You may include ASSERT’s in the same way as a unit test to check that results are meaningful, but that is unnecessary since these tests are for performance, not function. Avoid adding so many assert’s that it would slow down your test.

Running Performance Tests

Performance tests targets are not added by default when running cmake/make. To add them as ctest targets, enable them with the flag:

cmake -DCXXTEST_ADD_PERFORMANCE=TRUE

After re-building, you can then run performance tests with the command:

ctest [-C Release|Debug] -R Performance

And run regular unit tests, excluding the slow performance ones, with:

ctest [-C Release|Debug] -E Performance

where the -C option is required for multi-configuration builds like Visual Studio & XCode.

The resulting .XML files will contain the detailed timing (of just the test portion without setUp/tearDown time).

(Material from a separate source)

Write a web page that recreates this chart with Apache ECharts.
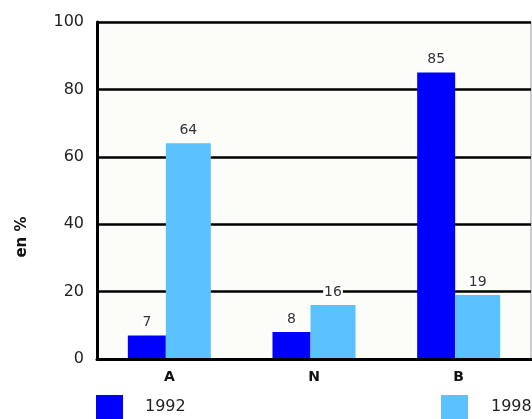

Note that newly added performance tests will not be registered with ctest until cmake has been re-run.

Running tests without ctest

The tests are still built into every test executable, even if you have not set the flag. For example,

AlgorithmsTest --help-tests

will list all the available tests. If you run

AlgorithmsTest

alone, it will SKIP the Performance Tests. You have to give the name of the specific test suite you want to run, e.g,

AlgorithmsTest MyAlgorithmPerformanceTest

Best Practice Advice

• Performance tests are not System Tests. They should test the code at the same granularity as the unit test suite.

• Performance tests are not Unit Tests. There is no need to perform lots of assertions on the test results.

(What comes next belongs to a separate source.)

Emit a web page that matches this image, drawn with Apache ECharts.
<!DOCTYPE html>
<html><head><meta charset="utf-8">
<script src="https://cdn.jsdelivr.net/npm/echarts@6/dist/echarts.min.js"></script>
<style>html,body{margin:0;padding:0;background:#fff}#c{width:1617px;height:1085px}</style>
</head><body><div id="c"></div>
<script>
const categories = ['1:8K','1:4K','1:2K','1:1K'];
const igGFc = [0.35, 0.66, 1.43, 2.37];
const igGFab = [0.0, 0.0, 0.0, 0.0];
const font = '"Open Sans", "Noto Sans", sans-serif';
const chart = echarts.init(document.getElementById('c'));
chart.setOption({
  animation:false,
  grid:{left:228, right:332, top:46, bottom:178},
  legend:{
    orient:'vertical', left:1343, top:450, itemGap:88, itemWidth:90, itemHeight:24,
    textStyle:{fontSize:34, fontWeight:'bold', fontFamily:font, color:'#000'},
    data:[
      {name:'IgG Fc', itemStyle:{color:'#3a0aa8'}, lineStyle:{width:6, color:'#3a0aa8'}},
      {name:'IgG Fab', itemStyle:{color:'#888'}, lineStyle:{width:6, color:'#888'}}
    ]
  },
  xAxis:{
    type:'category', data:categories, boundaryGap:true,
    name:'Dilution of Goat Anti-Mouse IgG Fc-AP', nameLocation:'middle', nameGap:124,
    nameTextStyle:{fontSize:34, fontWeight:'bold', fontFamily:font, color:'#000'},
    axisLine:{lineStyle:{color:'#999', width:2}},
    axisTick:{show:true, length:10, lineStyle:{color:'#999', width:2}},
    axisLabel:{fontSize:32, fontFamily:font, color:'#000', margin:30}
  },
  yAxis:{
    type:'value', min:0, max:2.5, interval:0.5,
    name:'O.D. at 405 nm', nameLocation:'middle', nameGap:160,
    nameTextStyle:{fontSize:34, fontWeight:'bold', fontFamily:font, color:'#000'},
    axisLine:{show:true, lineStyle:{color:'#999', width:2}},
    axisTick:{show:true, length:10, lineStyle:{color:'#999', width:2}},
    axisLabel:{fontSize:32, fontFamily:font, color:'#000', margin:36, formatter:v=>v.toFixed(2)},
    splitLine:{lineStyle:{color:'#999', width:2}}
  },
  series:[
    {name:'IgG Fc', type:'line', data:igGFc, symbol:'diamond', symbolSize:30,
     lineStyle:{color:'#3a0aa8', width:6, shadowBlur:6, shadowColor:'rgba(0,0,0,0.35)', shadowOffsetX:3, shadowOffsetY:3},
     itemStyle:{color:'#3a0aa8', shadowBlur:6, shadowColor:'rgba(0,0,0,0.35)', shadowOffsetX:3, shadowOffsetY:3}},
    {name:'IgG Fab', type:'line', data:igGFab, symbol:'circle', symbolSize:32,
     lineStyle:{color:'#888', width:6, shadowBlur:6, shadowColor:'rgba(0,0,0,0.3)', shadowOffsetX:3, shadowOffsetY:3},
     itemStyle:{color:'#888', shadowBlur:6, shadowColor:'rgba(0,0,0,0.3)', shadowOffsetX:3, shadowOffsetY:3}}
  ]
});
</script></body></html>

• Performance tests should perform enough work such that statistically significant performance differences can be measured.

• The performance tests are executed often, so ideally they should typically take 0.2 - 2 seconds to run.

• Always perform test set-up outside of the test method. That way your timings will only relate to the target code you wish to measure.

Avoiding Compiler Optimizations

A common issue with performance tests is when you want to compute some value over a large number of iterations but ultimately you don’t want to actually use it in the end. We have included some handy utility functions to avoid the compiler optimizing unused variables away. For more information this conference talk is quite enlightening: https://youtu.be/nXaxk27zwlk?t=2441.

For example, we attempt to time the sum of a value after many calls to an operation:

#include <CxxTest/BenchmarkUtil.h>

class MyTestPerformance : public CxxTest::TestSuite {
public:

   void test_slow_performance() {
     double value(0.0);
     for(size_t i = 0; i < 1000000) {
       value += my_op();
       CxxTest::doNotOptimize(&value);
     }
   }
};

Without the CxxTest::doNotOptimize(&value); call the compiler will likely spot that value is ultimately unused and the whole function will be optimized away and the benchmark will become useless.

Jobs that monitor performance

There is a job in Jenkins (our continuous integration system) that runs the performance test suite and generates output that enables us to easily monitor timings. The job runs a set of performance tests on the main branch of Mantid. This job runs on a machine at the ESS, everytime that changes are merged into the Mantid master branch, and stores the timing information in a database, also generating HTML output via a set of python scripts.

The timing output of these jobs are typically monitored manually on a weekly basis to pick up any notable performance degradation. Although automatic checking is available within the python scripts, the level of instability in the timings meant that it always produced way too many false positives to be useful.